• **Given instruction**
Omit all pictures. Copy the rest of the material exactly.

• **Dataset section**
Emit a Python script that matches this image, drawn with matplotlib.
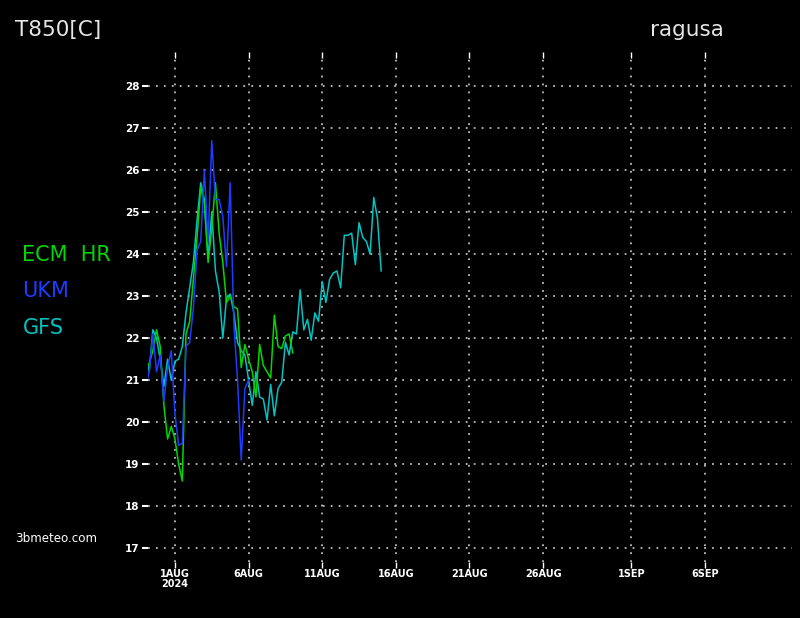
import pandas as pd
import numpy as np
import matplotlib
matplotlib.use('Agg')
import matplotlib.pyplot as plt

# 6-hourly runs starting 30 Jul 2024 00Z
start = '2024-07-30 00:00'

ecm_vals = [21.25, 21.4, 21.7, 22.2, 21.8, 20.4, 19.6, 19.9, 19.6, 19.0,
            18.6, 22.1, 22.4, 23.4, 24.4, 25.6, 25.2, 23.8, 24.6, 25.7,
            24.5, 23.8, 22.85, 23.0, 22.75, 22.7, 21.3, 21.85, 21.5, 21.2,
            20.6, 21.85, 21.35, 21.2, 21.05, 22.55, 21.8, 21.75, 22.05, 22.1,
            21.65]

ukm_vals = [20.8, 21.2, 22.1, 21.2, 21.6, 20.5, 21.3, 21.7, 20.2, 19.45,
            19.5, 21.8, 21.9, 22.7, 24.1, 24.3, 26.0, 24.3, 26.7, 25.3,
            25.3, 24.9, 23.7, 25.7, 22.35, 21.0, 19.1, 20.8, 21.0]

gfs_vals = [21.6, 21.2, 22.2, 22.0, 21.5, 20.85, 21.5, 21.0, 21.45, 21.5,
            21.8, 22.6, 23.2, 23.8, 24.8, 25.7, 25.3, 23.9, 25.0, 23.6,
            23.1, 22.0, 22.95, 23.05, 22.6, 21.9, 21.7, 21.6, 21.0, 20.4,
            21.2, 20.6, 20.55, 20.05, 20.9, 20.15, 20.8, 20.95, 21.9, 21.6,
            22.15, 22.1, 23.15, 22.2, 22.45, 21.95, 22.6, 22.4, 23.35, 22.85,
            23.4, 23.55, 23.6, 23.2, 24.45, 24.45, 24.5, 23.75, 24.75, 24.4,
            24.3, 24.0, 25.35, 24.85, 23.6]

tick_dates = ['2024-08-01', '2024-08-06', '2024-08-11', '2024-08-16',
              '2024-08-21', '2024-08-26', '2024-09-01', '2024-09-06']
tick_labels = ['1AUG\n2024', '6AUG', '11AUG', '16AUG', '21AUG', '26AUG', '1SEP', '6SEP']
y_ticks = list(range(17, 29))

series = [('GFS', gfs_vals, '#00c4c4'),
          ('ECM HR', ecm_vals, '#00d800'),
          ('UKM', ukm_vals, '#1e3cff')]

fig = plt.figure(figsize=(8, 6.18), dpi=100, facecolor='black')
ax = fig.add_axes([0.185, 0.0906, 0.805, 0.8155], facecolor='black')

for name, vals, col in series:
    t = pd.date_range(start, periods=len(vals), freq='6h')
    ax.plot(t, vals, color=col, lw=1.1, zorder=3)

t0 = pd.Timestamp('2024-08-01')
ax.set_xlim(t0 - pd.Timedelta(days=1.83), t0 + pd.Timedelta(days=41.9))
ax.set_ylim(16.67, 28.67)

ax.set_xticks(pd.to_datetime(tick_dates))
ax.set_xticklabels(tick_labels, fontsize=7, fontweight='bold', color='white',
                   linespacing=1.05)
ax.set_yticks(y_ticks)
ax.set_yticklabels([str(v) for v in y_ticks], fontsize=7.5, fontweight='bold', color='white')
ax.tick_params(axis='y', length=4, width=1.5, color='white', pad=2)
ax.tick_params(axis='x', length=4, width=1.0, color='white', pad=1, top=True)

ax.grid(True, color='#bdbdbd', linestyle=(0, (1, 3.4)), linewidth=1.3)
for s in ax.spines.values():
    s.set_visible(False)

fig.text(0.019, 0.952, 'T850[C]', color='#e6e6e6', fontsize=15.5, va='center', ha='left')
fig.text(0.812, 0.952, 'ragusa', color='#e6e6e6', fontsize=15.5, va='center', ha='left')

fig.text(0.028, 0.588, 'ECM  HR', color='#00d800', fontsize=15, va='center')
fig.text(0.028, 0.529, 'UKM', color='#1e3cff', fontsize=15, va='center')
fig.text(0.028, 0.470, 'GFS', color='#00c4c4', fontsize=15, va='center')

fig.text(0.019, 0.129, '3bmeteo.com', color='white', fontsize=8.6, va='center')

plt.savefig('out.png', dpi=100, facecolor='black')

• **Exercise output**
Emit a Python script that matches this image, drawn with matplotlib.
import pandas as pd
import numpy as np
import matplotlib
matplotlib.use('Agg')
import matplotlib.pyplot as plt

# 6-hourly runs starting 30 Jul 2024 00Z
start = '2024-07-30 00:00'

ecm_vals = [21.25, 21.4, 21.7, 22.2, 21.8, 20.4, 19.6, 19.9, 19.6, 19.0,
            18.6, 22.1, 22.4, 23.4, 24.4, 25.6, 25.2, 23.8, 24.6, 25.7,
            24.5, 23.8, 22.85, 23.0, 22.75, 22.7, 21.3, 21.85, 21.5, 21.2,
            20.6, 21.85, 21.35, 21.2, 21.05, 22.55, 21.8, 21.75, 22.05, 22.1,
            21.65]

ukm_vals = [20.8, 21.2, 22.1, 21.2, 21.6, 20.5, 21.3, 21.7, 20.2, 19.45,
            19.5, 21.8, 21.9, 22.7, 24.1, 24.3, 26.0, 24.3, 26.7, 25.3,
            25.3, 24.9, 23.7, 25.7, 22.35, 21.0, 19.1, 20.8, 21.0]

gfs_vals = [21.6, 21.2, 22.2, 22.0, 21.5, 20.85, 21.5, 21.0, 21.45, 21.5,
            21.8, 22.6, 23.2, 23.8, 24.8, 25.7, 25.3, 23.9, 25.0, 23.6,
            23.1, 22.0, 22.95, 23.05, 22.6, 21.9, 21.7, 21.6, 21.0, 20.4,
            21.2, 20.6, 20.55, 20.05, 20.9, 20.15, 20.8, 20.95, 21.9, 21.6,
            22.15, 22.1, 23.15, 22.2, 22.45, 21.95, 22.6, 22.4, 23.35, 22.85,
            23.4, 23.55, 23.6, 23.2, 24.45, 24.45, 24.5, 23.75, 24.75, 24.4,
            24.3, 24.0, 25.35, 24.85, 23.6]

tick_dates = ['2024-08-01', '2024-08-06', '2024-08-11', '2024-08-16',
              '2024-08-21', '2024-08-26', '2024-09-01', '2024-09-06']
tick_labels = ['1AUG\n2024', '6AUG', '11AUG', '16AUG', '21AUG', '26AUG', '1SEP', '6SEP']
y_ticks = list(range(17, 29))

series = [('GFS', gfs_vals, '#00c4c4'),
          ('ECM HR', ecm_vals, '#00d800'),
          ('UKM', ukm_vals, '#1e3cff')]

fig = plt.figure(figsize=(8, 6.18), dpi=100, facecolor='black')
ax = fig.add_axes([0.185, 0.0906, 0.805, 0.8155], facecolor='black')

for name, vals, col in series:
    t = pd.date_range(start, periods=len(vals), freq='6h')
    ax.plot(t, vals, color=col, lw=1.1, zorder=3)

t0 = pd.Timestamp('2024-08-01')
ax.set_xlim(t0 - pd.Timedelta(days=1.83), t0 + pd.Timedelta(days=41.9))
ax.set_ylim(16.67, 28.67)

ax.set_xticks(pd.to_datetime(tick_dates))
ax.set_xticklabels(tick_labels, fontsize=7, fontweight='bold', color='white',
                   linespacing=1.05)
ax.set_yticks(y_ticks)
ax.set_yticklabels([str(v) for v in y_ticks], fontsize=7.5, fontweight='bold', color='white')
ax.tick_params(axis='y', length=4, width=1.5, color='white', pad=2)
ax.tick_params(axis='x', length=4, width=1.0, color='white', pad=1, top=True)

ax.grid(True, color='#bdbdbd', linestyle=(0, (1, 3.4)), linewidth=1.3)
for s in ax.spines.values():
    s.set_visible(False)

fig.text(0.019, 0.952, 'T850[C]', color='#e6e6e6', fontsize=15.5, va='center', ha='left')
fig.text(0.812, 0.952, 'ragusa', color='#e6e6e6', fontsize=15.5, va='center', ha='left')

fig.text(0.028, 0.588, 'ECM  HR', color='#00d800', fontsize=15, va='center')
fig.text(0.028, 0.529, 'UKM', color='#1e3cff', fontsize=15, va='center')
fig.text(0.028, 0.470, 'GFS', color='#00c4c4', fontsize=15, va='center')

fig.text(0.019, 0.129, '3bmeteo.com', color='white', fontsize=8.6, va='center')

plt.savefig('out.png', dpi=100, facecolor='black')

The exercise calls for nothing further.